**Instruction**. In the entries below, find the line with "Reproduce this chart with matplotlib." and the line with "TICK = 10.5", then retype both and everything between them exactly. Do not copy the pictures.
-*-*-
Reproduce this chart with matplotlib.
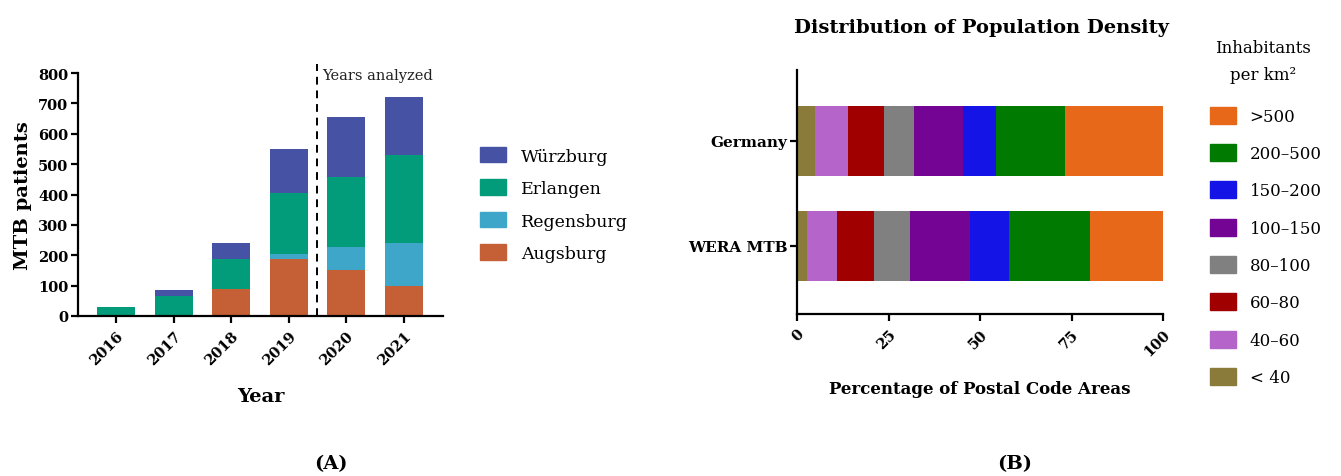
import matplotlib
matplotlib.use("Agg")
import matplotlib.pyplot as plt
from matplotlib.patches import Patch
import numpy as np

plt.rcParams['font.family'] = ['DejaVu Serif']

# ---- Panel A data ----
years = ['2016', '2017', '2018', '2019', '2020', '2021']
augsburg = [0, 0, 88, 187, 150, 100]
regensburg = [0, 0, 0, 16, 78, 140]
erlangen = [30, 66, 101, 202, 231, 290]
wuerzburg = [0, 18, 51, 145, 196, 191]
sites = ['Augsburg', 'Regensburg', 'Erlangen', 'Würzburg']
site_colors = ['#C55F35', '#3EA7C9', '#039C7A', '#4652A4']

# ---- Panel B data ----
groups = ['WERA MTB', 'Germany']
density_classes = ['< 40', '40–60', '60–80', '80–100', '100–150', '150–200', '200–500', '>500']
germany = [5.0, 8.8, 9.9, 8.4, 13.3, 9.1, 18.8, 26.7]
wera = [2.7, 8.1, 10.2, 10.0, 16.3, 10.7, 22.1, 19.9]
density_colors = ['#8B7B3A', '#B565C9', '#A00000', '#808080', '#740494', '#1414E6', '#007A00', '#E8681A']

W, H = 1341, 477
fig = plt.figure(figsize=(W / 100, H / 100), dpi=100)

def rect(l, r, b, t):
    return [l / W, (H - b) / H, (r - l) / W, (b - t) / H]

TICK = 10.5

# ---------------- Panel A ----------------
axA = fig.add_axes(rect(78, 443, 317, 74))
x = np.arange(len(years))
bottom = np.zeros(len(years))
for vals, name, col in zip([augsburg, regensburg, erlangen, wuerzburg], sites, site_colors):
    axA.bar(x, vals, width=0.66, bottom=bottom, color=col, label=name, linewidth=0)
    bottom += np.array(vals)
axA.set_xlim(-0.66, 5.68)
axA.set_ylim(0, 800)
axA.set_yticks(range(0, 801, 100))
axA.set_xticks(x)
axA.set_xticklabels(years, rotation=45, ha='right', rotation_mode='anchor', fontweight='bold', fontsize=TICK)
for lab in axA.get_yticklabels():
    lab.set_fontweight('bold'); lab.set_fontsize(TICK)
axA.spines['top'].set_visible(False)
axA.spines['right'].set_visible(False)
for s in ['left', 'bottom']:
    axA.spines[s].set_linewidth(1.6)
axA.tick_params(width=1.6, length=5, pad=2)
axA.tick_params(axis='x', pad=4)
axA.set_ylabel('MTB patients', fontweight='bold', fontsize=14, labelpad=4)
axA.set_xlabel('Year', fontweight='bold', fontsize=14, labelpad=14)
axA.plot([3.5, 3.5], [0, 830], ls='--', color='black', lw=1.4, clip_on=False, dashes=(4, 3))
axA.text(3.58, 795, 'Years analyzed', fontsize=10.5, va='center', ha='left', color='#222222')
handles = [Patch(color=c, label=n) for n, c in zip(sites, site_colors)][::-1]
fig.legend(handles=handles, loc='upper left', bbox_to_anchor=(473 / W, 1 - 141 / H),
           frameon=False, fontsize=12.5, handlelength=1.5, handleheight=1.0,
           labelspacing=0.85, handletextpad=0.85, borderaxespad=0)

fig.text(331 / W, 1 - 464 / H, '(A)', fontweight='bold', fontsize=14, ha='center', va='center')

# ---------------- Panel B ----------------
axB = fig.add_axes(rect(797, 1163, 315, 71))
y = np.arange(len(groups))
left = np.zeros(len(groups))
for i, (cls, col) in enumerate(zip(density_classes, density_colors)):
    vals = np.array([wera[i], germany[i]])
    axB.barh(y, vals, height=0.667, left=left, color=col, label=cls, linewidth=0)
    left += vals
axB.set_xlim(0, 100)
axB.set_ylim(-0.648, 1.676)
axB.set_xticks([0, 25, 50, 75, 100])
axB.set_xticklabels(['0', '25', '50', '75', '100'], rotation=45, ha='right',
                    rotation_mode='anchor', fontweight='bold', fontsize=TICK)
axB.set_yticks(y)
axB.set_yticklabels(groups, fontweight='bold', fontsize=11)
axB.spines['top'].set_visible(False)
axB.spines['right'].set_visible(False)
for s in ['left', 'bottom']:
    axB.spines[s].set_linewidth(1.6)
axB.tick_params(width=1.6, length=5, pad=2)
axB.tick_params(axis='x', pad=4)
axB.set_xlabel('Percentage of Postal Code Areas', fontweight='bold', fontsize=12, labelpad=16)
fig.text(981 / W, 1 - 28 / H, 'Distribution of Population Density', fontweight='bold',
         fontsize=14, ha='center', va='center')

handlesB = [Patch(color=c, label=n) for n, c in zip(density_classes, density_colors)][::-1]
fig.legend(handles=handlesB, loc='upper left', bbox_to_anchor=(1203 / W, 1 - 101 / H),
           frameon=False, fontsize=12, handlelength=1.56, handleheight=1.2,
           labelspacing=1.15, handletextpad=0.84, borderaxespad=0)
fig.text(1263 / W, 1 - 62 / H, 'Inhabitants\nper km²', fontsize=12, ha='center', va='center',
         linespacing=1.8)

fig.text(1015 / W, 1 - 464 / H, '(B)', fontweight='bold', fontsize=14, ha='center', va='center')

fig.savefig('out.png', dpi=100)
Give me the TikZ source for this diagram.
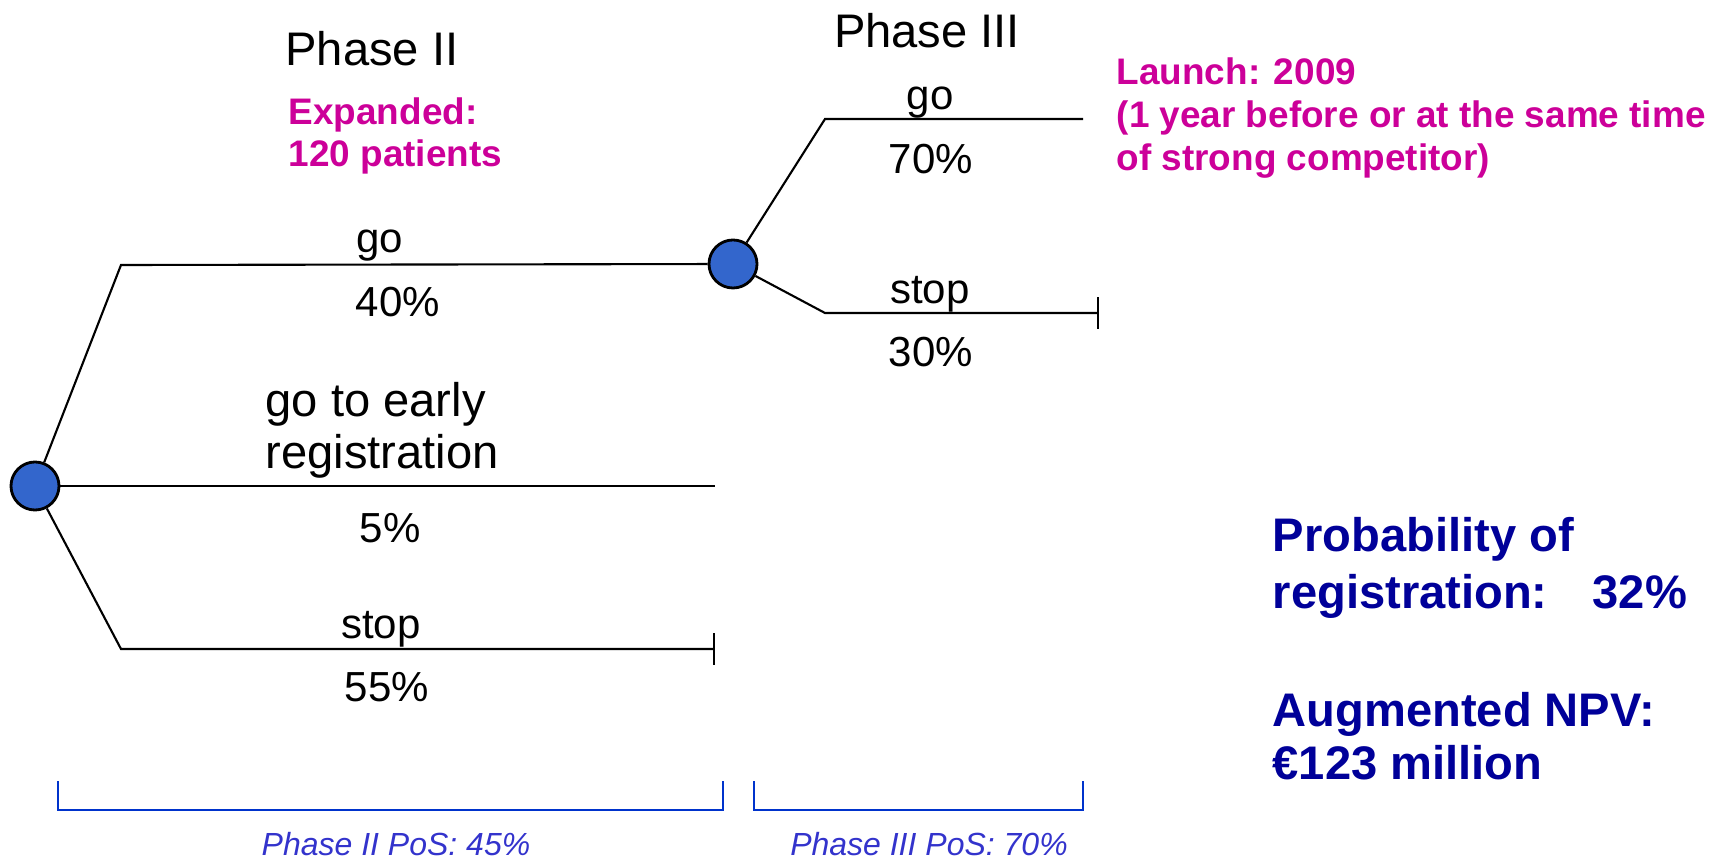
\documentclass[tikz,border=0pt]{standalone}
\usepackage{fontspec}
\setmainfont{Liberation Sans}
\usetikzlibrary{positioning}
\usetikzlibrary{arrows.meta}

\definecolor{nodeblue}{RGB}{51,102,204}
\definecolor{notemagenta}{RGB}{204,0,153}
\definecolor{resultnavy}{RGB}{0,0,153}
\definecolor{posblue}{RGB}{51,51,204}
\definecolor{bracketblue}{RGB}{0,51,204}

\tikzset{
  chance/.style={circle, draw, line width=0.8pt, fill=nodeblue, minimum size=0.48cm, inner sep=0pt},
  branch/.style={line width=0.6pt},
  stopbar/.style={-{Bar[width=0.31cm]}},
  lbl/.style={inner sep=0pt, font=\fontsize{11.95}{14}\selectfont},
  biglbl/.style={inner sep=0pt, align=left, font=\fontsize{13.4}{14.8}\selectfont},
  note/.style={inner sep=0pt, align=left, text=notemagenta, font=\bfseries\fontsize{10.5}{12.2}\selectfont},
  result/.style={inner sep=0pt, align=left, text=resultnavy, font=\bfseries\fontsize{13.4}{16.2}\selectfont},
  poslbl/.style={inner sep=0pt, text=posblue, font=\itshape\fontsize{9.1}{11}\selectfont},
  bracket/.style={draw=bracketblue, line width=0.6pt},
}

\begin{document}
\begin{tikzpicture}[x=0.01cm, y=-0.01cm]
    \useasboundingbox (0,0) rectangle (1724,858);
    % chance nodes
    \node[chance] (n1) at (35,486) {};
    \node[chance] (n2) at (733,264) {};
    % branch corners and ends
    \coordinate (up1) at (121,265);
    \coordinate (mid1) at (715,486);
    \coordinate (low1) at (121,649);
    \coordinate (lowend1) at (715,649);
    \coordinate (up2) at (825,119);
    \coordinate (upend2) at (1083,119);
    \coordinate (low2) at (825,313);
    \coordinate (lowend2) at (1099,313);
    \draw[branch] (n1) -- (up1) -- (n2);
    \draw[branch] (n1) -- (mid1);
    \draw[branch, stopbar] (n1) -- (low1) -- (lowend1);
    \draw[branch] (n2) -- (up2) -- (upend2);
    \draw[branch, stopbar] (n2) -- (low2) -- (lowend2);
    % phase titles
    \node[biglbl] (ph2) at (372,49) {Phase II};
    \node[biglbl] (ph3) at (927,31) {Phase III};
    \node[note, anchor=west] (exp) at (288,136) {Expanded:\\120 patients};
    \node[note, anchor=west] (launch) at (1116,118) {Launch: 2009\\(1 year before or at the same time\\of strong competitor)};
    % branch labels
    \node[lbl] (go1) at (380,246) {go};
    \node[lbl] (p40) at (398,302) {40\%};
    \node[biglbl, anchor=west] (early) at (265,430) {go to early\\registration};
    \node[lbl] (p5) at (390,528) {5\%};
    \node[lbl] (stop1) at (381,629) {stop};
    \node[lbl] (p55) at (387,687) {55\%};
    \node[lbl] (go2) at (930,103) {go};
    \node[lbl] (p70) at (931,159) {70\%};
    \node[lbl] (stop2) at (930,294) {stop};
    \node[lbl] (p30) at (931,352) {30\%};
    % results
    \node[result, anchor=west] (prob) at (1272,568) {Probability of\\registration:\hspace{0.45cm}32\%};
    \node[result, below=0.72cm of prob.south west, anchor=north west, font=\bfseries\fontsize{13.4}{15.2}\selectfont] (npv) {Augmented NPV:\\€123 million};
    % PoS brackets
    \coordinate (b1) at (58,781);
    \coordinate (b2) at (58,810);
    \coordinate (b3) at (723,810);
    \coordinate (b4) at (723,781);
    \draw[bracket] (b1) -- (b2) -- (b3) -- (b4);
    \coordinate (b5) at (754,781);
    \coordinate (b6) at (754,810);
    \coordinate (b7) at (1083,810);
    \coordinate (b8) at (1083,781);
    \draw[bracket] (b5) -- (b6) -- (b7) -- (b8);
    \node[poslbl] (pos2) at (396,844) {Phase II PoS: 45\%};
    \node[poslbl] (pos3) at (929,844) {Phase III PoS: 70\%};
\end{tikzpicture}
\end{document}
-*-*-
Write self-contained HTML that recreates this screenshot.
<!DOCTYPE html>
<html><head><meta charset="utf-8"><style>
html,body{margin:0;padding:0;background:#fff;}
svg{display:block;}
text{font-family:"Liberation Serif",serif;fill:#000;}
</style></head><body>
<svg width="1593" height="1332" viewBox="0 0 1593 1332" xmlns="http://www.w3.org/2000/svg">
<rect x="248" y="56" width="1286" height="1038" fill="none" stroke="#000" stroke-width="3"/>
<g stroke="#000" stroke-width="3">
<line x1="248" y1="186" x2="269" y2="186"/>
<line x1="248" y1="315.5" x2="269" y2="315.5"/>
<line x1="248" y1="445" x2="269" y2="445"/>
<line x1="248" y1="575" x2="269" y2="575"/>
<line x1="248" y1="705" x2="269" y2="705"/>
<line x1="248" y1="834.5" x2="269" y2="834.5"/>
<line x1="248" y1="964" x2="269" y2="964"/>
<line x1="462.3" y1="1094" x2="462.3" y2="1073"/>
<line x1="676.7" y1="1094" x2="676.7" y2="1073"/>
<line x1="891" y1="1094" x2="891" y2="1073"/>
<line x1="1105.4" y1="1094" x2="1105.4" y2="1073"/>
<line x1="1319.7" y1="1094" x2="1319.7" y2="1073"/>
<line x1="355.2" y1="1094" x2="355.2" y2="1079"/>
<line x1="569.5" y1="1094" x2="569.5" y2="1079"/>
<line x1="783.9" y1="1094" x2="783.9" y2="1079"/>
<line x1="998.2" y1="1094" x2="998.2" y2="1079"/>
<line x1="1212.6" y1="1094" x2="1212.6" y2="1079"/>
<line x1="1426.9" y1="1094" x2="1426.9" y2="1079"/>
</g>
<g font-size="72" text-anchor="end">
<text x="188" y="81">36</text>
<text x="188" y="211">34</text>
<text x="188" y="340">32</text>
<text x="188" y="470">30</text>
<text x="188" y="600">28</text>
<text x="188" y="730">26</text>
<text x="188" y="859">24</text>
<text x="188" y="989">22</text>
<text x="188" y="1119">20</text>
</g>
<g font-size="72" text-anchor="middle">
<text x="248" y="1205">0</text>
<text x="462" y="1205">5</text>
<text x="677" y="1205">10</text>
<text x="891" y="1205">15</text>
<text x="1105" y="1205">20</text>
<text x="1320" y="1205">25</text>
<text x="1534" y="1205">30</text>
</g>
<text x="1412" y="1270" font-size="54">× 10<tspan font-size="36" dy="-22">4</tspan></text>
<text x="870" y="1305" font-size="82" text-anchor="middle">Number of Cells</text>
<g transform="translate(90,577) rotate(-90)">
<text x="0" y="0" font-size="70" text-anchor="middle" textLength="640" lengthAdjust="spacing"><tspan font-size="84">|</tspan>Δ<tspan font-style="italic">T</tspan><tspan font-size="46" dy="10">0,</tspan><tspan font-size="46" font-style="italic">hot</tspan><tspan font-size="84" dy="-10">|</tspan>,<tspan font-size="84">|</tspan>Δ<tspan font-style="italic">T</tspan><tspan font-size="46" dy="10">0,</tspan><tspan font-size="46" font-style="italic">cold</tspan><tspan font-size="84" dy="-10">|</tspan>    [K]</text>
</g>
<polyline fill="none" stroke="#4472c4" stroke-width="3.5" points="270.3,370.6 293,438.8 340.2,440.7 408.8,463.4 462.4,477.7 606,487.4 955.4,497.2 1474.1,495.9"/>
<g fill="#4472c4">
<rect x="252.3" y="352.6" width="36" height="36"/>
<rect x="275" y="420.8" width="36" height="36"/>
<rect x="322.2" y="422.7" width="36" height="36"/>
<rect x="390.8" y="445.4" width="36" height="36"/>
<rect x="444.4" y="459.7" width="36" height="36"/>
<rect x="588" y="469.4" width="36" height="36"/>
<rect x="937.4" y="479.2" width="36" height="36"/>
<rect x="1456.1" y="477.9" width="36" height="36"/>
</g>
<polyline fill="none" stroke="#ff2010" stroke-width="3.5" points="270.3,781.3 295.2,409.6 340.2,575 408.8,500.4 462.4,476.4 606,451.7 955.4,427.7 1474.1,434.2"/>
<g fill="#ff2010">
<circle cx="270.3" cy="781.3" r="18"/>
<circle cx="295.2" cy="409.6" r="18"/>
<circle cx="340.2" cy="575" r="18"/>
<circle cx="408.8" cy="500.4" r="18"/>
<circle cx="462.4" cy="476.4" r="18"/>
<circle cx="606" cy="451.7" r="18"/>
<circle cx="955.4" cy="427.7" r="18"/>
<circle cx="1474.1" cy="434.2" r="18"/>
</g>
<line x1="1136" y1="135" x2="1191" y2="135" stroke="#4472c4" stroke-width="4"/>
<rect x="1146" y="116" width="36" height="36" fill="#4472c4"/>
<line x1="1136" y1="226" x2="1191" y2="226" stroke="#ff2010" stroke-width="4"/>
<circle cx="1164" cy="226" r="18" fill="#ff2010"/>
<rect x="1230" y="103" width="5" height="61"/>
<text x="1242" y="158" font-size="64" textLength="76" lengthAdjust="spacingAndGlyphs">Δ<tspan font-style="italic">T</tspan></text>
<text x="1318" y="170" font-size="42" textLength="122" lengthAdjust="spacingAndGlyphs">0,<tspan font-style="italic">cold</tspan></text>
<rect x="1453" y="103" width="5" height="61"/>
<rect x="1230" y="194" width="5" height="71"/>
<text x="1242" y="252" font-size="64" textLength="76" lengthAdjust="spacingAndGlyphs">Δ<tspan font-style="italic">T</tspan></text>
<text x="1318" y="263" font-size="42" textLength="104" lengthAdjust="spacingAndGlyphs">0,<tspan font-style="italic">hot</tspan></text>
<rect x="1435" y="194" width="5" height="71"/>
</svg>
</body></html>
-*-*-
**Written response**.
Reproduce this chart with matplotlib.
import matplotlib
matplotlib.use("Agg")
import matplotlib.pyplot as plt
from matplotlib.patches import Patch
import numpy as np

plt.rcParams['font.family'] = ['DejaVu Serif']

# ---- Panel A data ----
years = ['2016', '2017', '2018', '2019', '2020', '2021']
augsburg = [0, 0, 88, 187, 150, 100]
regensburg = [0, 0, 0, 16, 78, 140]
erlangen = [30, 66, 101, 202, 231, 290]
wuerzburg = [0, 18, 51, 145, 196, 191]
sites = ['Augsburg', 'Regensburg', 'Erlangen', 'Würzburg']
site_colors = ['#C55F35', '#3EA7C9', '#039C7A', '#4652A4']

# ---- Panel B data ----
groups = ['WERA MTB', 'Germany']
density_classes = ['< 40', '40–60', '60–80', '80–100', '100–150', '150–200', '200–500', '>500']
germany = [5.0, 8.8, 9.9, 8.4, 13.3, 9.1, 18.8, 26.7]
wera = [2.7, 8.1, 10.2, 10.0, 16.3, 10.7, 22.1, 19.9]
density_colors = ['#8B7B3A', '#B565C9', '#A00000', '#808080', '#740494', '#1414E6', '#007A00', '#E8681A']

W, H = 1341, 477
fig = plt.figure(figsize=(W / 100, H / 100), dpi=100)

def rect(l, r, b, t):
    return [l / W, (H - b) / H, (r - l) / W, (b - t) / H]

TICK = 10.5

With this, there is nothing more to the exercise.